The US, arguably the operator’s only strong performing segment in 2019, will benefit from its focus on customer experience and product, while profitability will be improved by a focus on greater returns from marketing investment. It also aims to leverage partnerships to gain access into newly regulated states, with the likes of Colorado and Michigan among those expected to go live in 2020.

This division’s results, currently split into Nevada and the states to regulate post-PASPA, will be reported under the William Hill US banner going forward.

UK retail, however, is expected to continue to decline in the wake of the FOBT stake cut, with operating profit for 2020 to fall in the range of £60m to £70m.

Operational efficiency will be improved by a review of the current operating model, launched in 2019, to drive automation, improve location footprint and remove duplication of efforts. This has already seen a number of customer service improvements identified, with a greater focus on automated solutions. A new smart data platform also launched during the year, providing William Hill with greater analytics capabilities, to refine marketing efforts.

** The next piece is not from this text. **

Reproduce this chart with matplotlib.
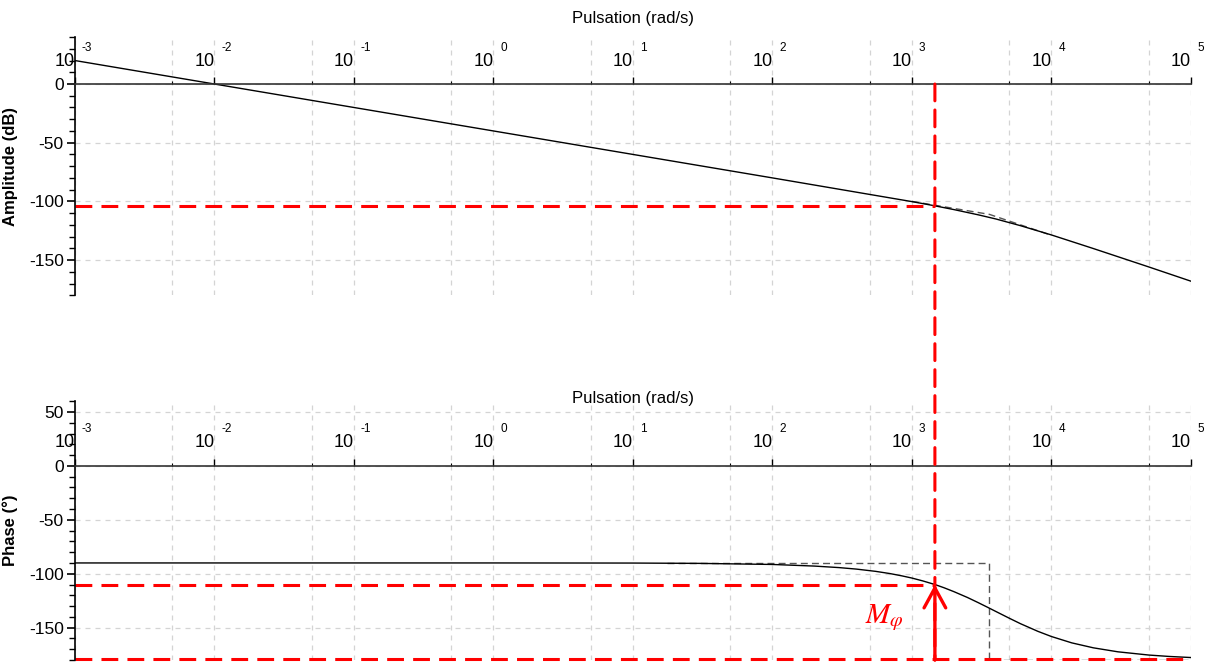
import numpy as np
import matplotlib
matplotlib.use("Agg")
import matplotlib.pyplot as plt
from matplotlib.patches import ConnectionPatch
from matplotlib.ticker import LogLocator, MultipleLocator, NullFormatter

plt.rcParams["font.family"] = ["Liberation Sans", "DejaVu Sans"]
plt.rcParams["mathtext.fontset"] = "stix"
plt.rcParams["axes.unicode_minus"] = False

# values
freq_amp = [1e-3, 1e-2, 1e-1, 1, 10, 100, 1000, 1462, 2000, 3000, 4000, 6000,
            1e4, 2e4, 5e4, 1e5]
amp_db = [20, 0, -20, -40, -60, -80, -100.2, -103.8, -107.0, -111.5, -115.0, -120.7,
          -128.6, -140.2, -155.9, -168.0]

freq_phase = [1e-3, 1e-2, 1e-1, 1, 10, 30, 100, 200, 300, 400, 550, 700, 850, 1000,
              1200, 1462, 1700, 2000, 2500, 3000, 3500, 4000, 5000, 6000, 8000, 1e4,
              1.4e4, 2e4, 3e4, 5e4, 7e4, 1e5]
phase_deg = [-90, -90, -90, -90, -90.1, -90.4, -91.4, -92.9, -94.3, -95.7, -97.8, -99.9,
             -102.0, -104.0, -106.7, -110.0, -113.0, -116.6, -122.0, -126.9, -131.2,
             -135.0, -141.3, -146.3, -153.4, -158.2, -164.1, -168.7, -172.4, -175.4,
             -176.7, -177.7]

# asymptotes (grey dashed)
asym_amp_w = [1000, 3600, 1e4]
asym_amp_db = [-100.0, -111.1, -128.9]
asym_ph_w = [17.5, 3600, 3600, 1e5]
asym_ph_deg = [-90, -90, -180, -180]

# crossover / margin
w_c = 1462
amp_c = -103.8
phase_c = -110

decades = [-3, -2, -1, 0, 1, 2, 3, 4, 5]

fig = plt.figure(figsize=(12.09, 6.62), dpi=100)
ax1 = fig.add_axes([0.062, 0.554, 0.923, 0.390])
ax2 = fig.add_axes([0.062, 0.003, 0.923, 0.391])

red_kw = dict(color="red", lw=2.2, dashes=(5.5, 3))


def style_axes(ax, ylim, yticks, ylabel, lab_y, exp_y, title_y):
    ax.set_xscale("log")
    ax.set_xlim(1e-3, 1e5)
    ax.set_ylim(*ylim)
    ax.spines["top"].set_visible(False)
    ax.spines["right"].set_visible(False)
    ax.spines["bottom"].set_position(("data", 0))
    ax.spines["bottom"].set_color("#333333")
    ax.spines["bottom"].set_linewidth(1.2)
    ax.spines["left"].set_linewidth(1.2)
    ax.xaxis.set_major_locator(LogLocator(base=10, numticks=20))
    ax.xaxis.set_minor_locator(LogLocator(base=10, subs=[5], numticks=20))
    ax.xaxis.set_major_formatter(NullFormatter())
    ax.xaxis.set_minor_formatter(NullFormatter())
    ax.tick_params(axis="x", which="major", direction="in", length=5, width=1)
    ax.tick_params(axis="x", which="minor", direction="in", length=2, width=0.8)
    ax.set_yticks(yticks)
    ax.yaxis.set_minor_locator(MultipleLocator(10))
    ax.tick_params(axis="y", which="major", length=6, width=1.2, labelsize=12.5, pad=2)
    ax.tick_params(axis="y", which="minor", length=4, width=1.0)
    ax.grid(True, axis="x", which="both", color="#d4d4d4", ls=(0, (4, 4)), lw=0.9)
    ax.grid(True, axis="y", which="major", color="#d4d4d4", ls=(0, (4, 4)), lw=0.9)
    ax.set_axisbelow(True)
    ax.set_ylabel(ylabel, fontsize=12, fontweight="bold")
    ax.yaxis.set_label_coords(-0.051, 0.5)
    ax.text(0.5, title_y, "Pulsation (rad/s)", transform=ax.transAxes,
            ha="center", va="center", fontsize=12)
    for d in decades:
        ax.text(10.0 ** d, lab_y, "10", ha="right", va="center", fontsize=13)
        ax.text(10.0 ** d * 1.12, exp_y, str(d), ha="left", va="center", fontsize=8.5)


style_axes(ax1, (-180, 40), [-150, -100, -50, 0], "Amplitude (dB)", 19, 31, 1.072)
style_axes(ax2, (-180, 60), [-150, -100, -50, 0, 50], "Phase (°)", 22, 34, 1.01)

# amplitude
ax1.plot(asym_amp_w, asym_amp_db, color="#555555", lw=1, ls=(0, (5, 3)))
ax1.plot(freq_amp, amp_db, color="black", lw=1)
ax1.plot([1e-3, w_c], [amp_c, amp_c], **red_kw)

# phase
ax2.plot(asym_ph_w, asym_ph_deg, color="#555555", lw=1, ls=(0, (5, 3)))
ax2.plot(freq_phase, phase_deg, color="black", lw=1)
ax2.plot([1e-3, w_c], [phase_c, phase_c], **red_kw)
ax2.plot([1e-3, 1e5], [-179, -179], clip_on=False, **red_kw)
ax2.annotate("", xy=(w_c, phase_c), xytext=(w_c, -180),
             arrowprops=dict(arrowstyle="->,head_length=0.55,head_width=0.3",
                             color="red", lw=2.4, mutation_scale=26,
                             shrinkA=0, shrinkB=0))
ax2.text(640, -141, r"$M_{\varphi}$", color="red", fontsize=21, ha="center", va="center")

# vertical red line through both plots
con = ConnectionPatch(xyA=(w_c, 0), coordsA=ax1.transData,
                      xyB=(w_c, -180), coordsB=ax2.transData,
                      color="red", lw=2.2, linestyle=(0, (5.5, 3)))
fig.add_artist(con)

fig.savefig("out.png", dpi=100)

Finally, economies of scale will be achieved through using core platform components and processes across multiple divisions, such as the Global Trading Platform and Smart Data Platform.
 
“As we evolve our business, we will optimise our technology blueprint, location strategies and core back office operations to ensure we maximise the benefits of scale,” the operator explained.

Summing up, William Hill echoed chief executive Ulrik Bengtsson’s assessment that 2019 was “a year of transition”, albeit one in which it laid the foundations for long-term growth.

“We are on track to perform in line with our expectations for 2020, assuming normalised gross win margins and a stable regulatory landscape,” it said. “We will continue to manage our leverage carefully as we balance the investment opportunities available to us against the potential for regulatory developments across the group.”